McKay was sent to Lackland Air Force Base in San Antonio, Texas, for training. She had a unique situation at Lackland in that her younger brother, Scott, was also stationed there as an airman. Scott kept an eye on his sister and visited her every so often, and while it appeared to be an ideal situation, it did get McKay into a little trouble on a few occasions.

After completing training, she was transferred to Barksdale Air Force Base in Bossier Parish, Louisiana. There, McKay discovered the real meaning of the terms “hot” and “humid.” This base was known for its 11,758-foot runway that was required for the big, lumbering B52s. It was at Barksdale that the Air Force discovered McKay’s skill in driving military vehicles, so she was assigned to teach airmen how to drive military-grade tractor trailers, “deuce and a half” (2.5-ton) trucks and transport buses.

McKay’s role was to support the base’s primary mission as determined by the Strategic Air Command. The SAC’s responsibility was to ensure that the Air Force B52 bombers were armed with a nuclear capability to strike America’s enemies in the event of an attack on the U.S. The big fixed wing aircraft were known as BUFFs (Big Ugly Fat Fellas). It took an armada of trucks and drivers to keep that B52 fleet armed, fueled and ready to fly anywhere in the world at a moment’s notice.
While at Barksdale, McKay performed her work in an efficient and professional manner and was twice recognized as Squadron Airman of the Month and nominated as Airman of the Base. In addition to B52s, she was associated with KC110s at the SAC attack base. After completing active duty, she was assigned to the inactive reserves for three and a half years. She was based out of New Jersey and Westhampton.

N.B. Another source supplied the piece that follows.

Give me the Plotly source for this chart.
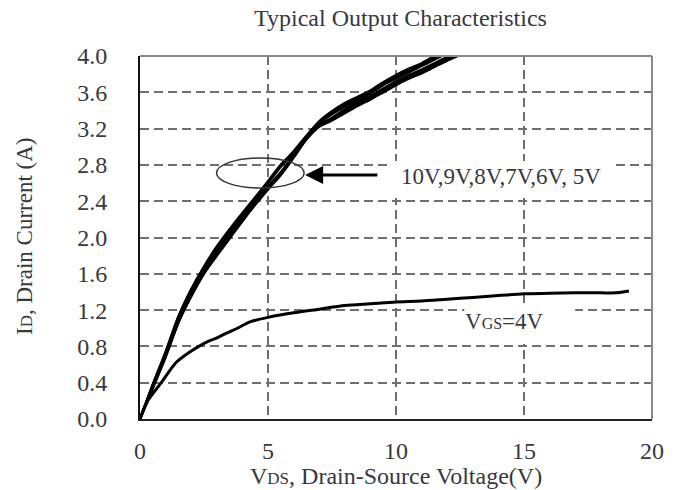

Working around B52s was one of McKay’s proudest accomplishments, especially since they supported both the U.S. SAC mission and NATO. She was always impressed with the majesty and power of a fully loaded and armed B52 ready for takeoff. She also fondly remembers an event called “Holiday in Dixie,” where the Barksdale personnel hosted air force personnel from all the NATO countries in a good old-fashioned American party. 

After leaving the Air Force, McKay settled back on the East End, working at the Southampton Inn and again at John Ducks. Finally, she found herself working for the Town of Southampton courts system. She never lost her love for vehicles, though, and is now working toward becoming a member of the American Legion Riders with her own bike.